THE PROBLEM
Skip every picture and transcribe the remaining material exactly.

═════ DATA PROVIDED ═════

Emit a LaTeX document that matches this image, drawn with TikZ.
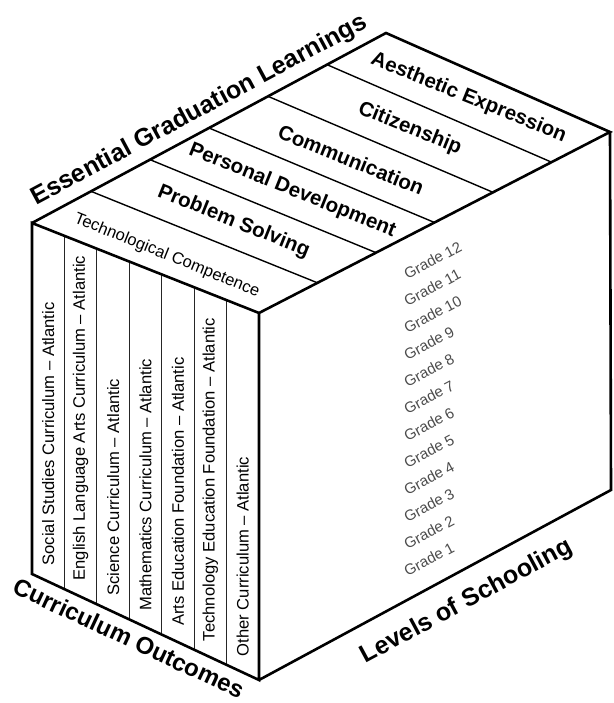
\documentclass[tikz,border=0pt]{standalone}
\usepackage{fontspec}
\setmainfont{Liberation Sans}
\usetikzlibrary{calc,positioning}

\begin{document}
\begin{tikzpicture} [x=1pt,y=1pt,{edge/.style={line width=2.6pt,line join=miter}},{band/.style={line width=1.4pt}},{colline/.style={line width=1.1pt,black!85}},{biglab/.style={font=\fontsize{25}{25}\selectfont\bfseries,inner sep=0pt}},{toplab/.style={font=\fontsize{20.5}{20.5}\selectfont\bfseries,rotate=-22,inner sep=0pt}},{collab/.style={font=\fontsize{16.6}{16.6}\selectfont,rotate=90,anchor=west,inner sep=0pt}},{gradelab/.style={font=\fontsize{15}{15}\selectfont,color=black!70,rotate=28,anchor=west,inner sep=0pt}}]
	\useasboundingbox (0,0) rectangle (613,703);
	%%corners of the block
	\coordinate (A) at (32,480);
	\coordinate (B) at (259,390);
	\coordinate (C) at (259,23);
	\coordinate (D) at (32,129);
	\coordinate (E) at (386,670);
	\coordinate (F) at (610,571);
	\coordinate (G) at (611,213);
	%%bands on top face
	\foreach \i in {1,...,5}
		\draw [band] ($(A)!\i/6!(E)$) -- ($(B)!\i/6!(F)$);
	%%columns on front face
	\foreach \i in {1,...,6}
		\draw [colline] ($(A)!\i/7!(B)$) -- ($(D)!\i/7!(C)$);
	%%block
	\draw [edge] (A)--(B)--(C)--(D)--cycle (A)--(E)--(F)--(B) (F)--(G)--(C);
	%%axis names
	\path (A) -- (E) node [biglab,midway,sloped,above=8pt] (egl) {Essential Graduation Learnings};
	\path (D) -- (C) node [biglab,font=\fontsize{24}{24}\selectfont\bfseries,pos=0.46,sloped,below=8pt] (co) {Curriculum Outcomes};
	\path (C) -- (G) node [biglab,pos=0.55,sloped,below=18pt] (los) {Levels of Schooling};
	%%graduation learnings
	\node [toplab,font=\fontsize{16.5}{16.5}\selectfont] (tc) at ($($(A)!1/12!(E)$)!0.5!($(B)!1/12!(F)$)+(-8,-3)$) {Technological Competence};
	\node [toplab] (ps) at ($($(A)!3/12!(E)$)!0.5!($(B)!3/12!(F)$)$) {Problem Solving};
	\node [toplab] (pd) at ($($(A)!5/12!(E)$)!0.5!($(B)!5/12!(F)$)$) {Personal Development};
	\node [toplab] (cm) at ($($(A)!7/12!(E)$)!0.5!($(B)!7/12!(F)$)$) {Communication};
	\node [toplab] (cz) at ($($(A)!9/12!(E)$)!0.5!($(B)!9/12!(F)$)$) {Citizenship};
	\node [toplab] (ae) at ($($(A)!11/12!(E)$)!0.5!($(B)!11/12!(F)$)$) {Aesthetic Expression};
	%%curriculum outcomes
	\foreach \i/\txt in {1/Social Studies Curriculum,2/English Language Arts Curriculum,3/Science Curriculum,4/Mathematics Curriculum,5/Arts Education Foundation,6/Technology Education Foundation,7/Other Curriculum}
		\node [collab] (c\i) at ($($(D)!\i/7-1/14!(C)$)+(0,16)$) {\txt\ \textendash\ Atlantic};
	%%levels
	\foreach \g in {1,...,12}
		\node [gradelab] (g\g) at (405,{104+27*\g}) {Grade \g};
\end{tikzpicture}
\end{document}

═════

SOLUTION TO THIS PROBLEM
Emit a LaTeX document that matches this image, drawn with TikZ.
\documentclass[tikz,border=0pt]{standalone}
\usepackage{fontspec}
\setmainfont{Liberation Sans}
\usetikzlibrary{calc,positioning}

\begin{document}
\begin{tikzpicture} [x=1pt,y=1pt,{edge/.style={line width=2.6pt,line join=miter}},{band/.style={line width=1.4pt}},{colline/.style={line width=1.1pt,black!85}},{biglab/.style={font=\fontsize{25}{25}\selectfont\bfseries,inner sep=0pt}},{toplab/.style={font=\fontsize{20.5}{20.5}\selectfont\bfseries,rotate=-22,inner sep=0pt}},{collab/.style={font=\fontsize{16.6}{16.6}\selectfont,rotate=90,anchor=west,inner sep=0pt}},{gradelab/.style={font=\fontsize{15}{15}\selectfont,color=black!70,rotate=28,anchor=west,inner sep=0pt}}]
	\useasboundingbox (0,0) rectangle (613,703);
	%%corners of the block
	\coordinate (A) at (32,480);
	\coordinate (B) at (259,390);
	\coordinate (C) at (259,23);
	\coordinate (D) at (32,129);
	\coordinate (E) at (386,670);
	\coordinate (F) at (610,571);
	\coordinate (G) at (611,213);
	%%bands on top face
	\foreach \i in {1,...,5}
		\draw [band] ($(A)!\i/6!(E)$) -- ($(B)!\i/6!(F)$);
	%%columns on front face
	\foreach \i in {1,...,6}
		\draw [colline] ($(A)!\i/7!(B)$) -- ($(D)!\i/7!(C)$);
	%%block
	\draw [edge] (A)--(B)--(C)--(D)--cycle (A)--(E)--(F)--(B) (F)--(G)--(C);
	%%axis names
	\path (A) -- (E) node [biglab,midway,sloped,above=8pt] (egl) {Essential Graduation Learnings};
	\path (D) -- (C) node [biglab,font=\fontsize{24}{24}\selectfont\bfseries,pos=0.46,sloped,below=8pt] (co) {Curriculum Outcomes};
	\path (C) -- (G) node [biglab,pos=0.55,sloped,below=18pt] (los) {Levels of Schooling};
	%%graduation learnings
	\node [toplab,font=\fontsize{16.5}{16.5}\selectfont] (tc) at ($($(A)!1/12!(E)$)!0.5!($(B)!1/12!(F)$)+(-8,-3)$) {Technological Competence};
	\node [toplab] (ps) at ($($(A)!3/12!(E)$)!0.5!($(B)!3/12!(F)$)$) {Problem Solving};
	\node [toplab] (pd) at ($($(A)!5/12!(E)$)!0.5!($(B)!5/12!(F)$)$) {Personal Development};
	\node [toplab] (cm) at ($($(A)!7/12!(E)$)!0.5!($(B)!7/12!(F)$)$) {Communication};
	\node [toplab] (cz) at ($($(A)!9/12!(E)$)!0.5!($(B)!9/12!(F)$)$) {Citizenship};
	\node [toplab] (ae) at ($($(A)!11/12!(E)$)!0.5!($(B)!11/12!(F)$)$) {Aesthetic Expression};
	%%curriculum outcomes
	\foreach \i/\txt in {1/Social Studies Curriculum,2/English Language Arts Curriculum,3/Science Curriculum,4/Mathematics Curriculum,5/Arts Education Foundation,6/Technology Education Foundation,7/Other Curriculum}
		\node [collab] (c\i) at ($($(D)!\i/7-1/14!(C)$)+(0,16)$) {\txt\ \textendash\ Atlantic};
	%%levels
	\foreach \g in {1,...,12}
		\node [gradelab] (g\g) at (405,{104+27*\g}) {Grade \g};
\end{tikzpicture}
\end{document}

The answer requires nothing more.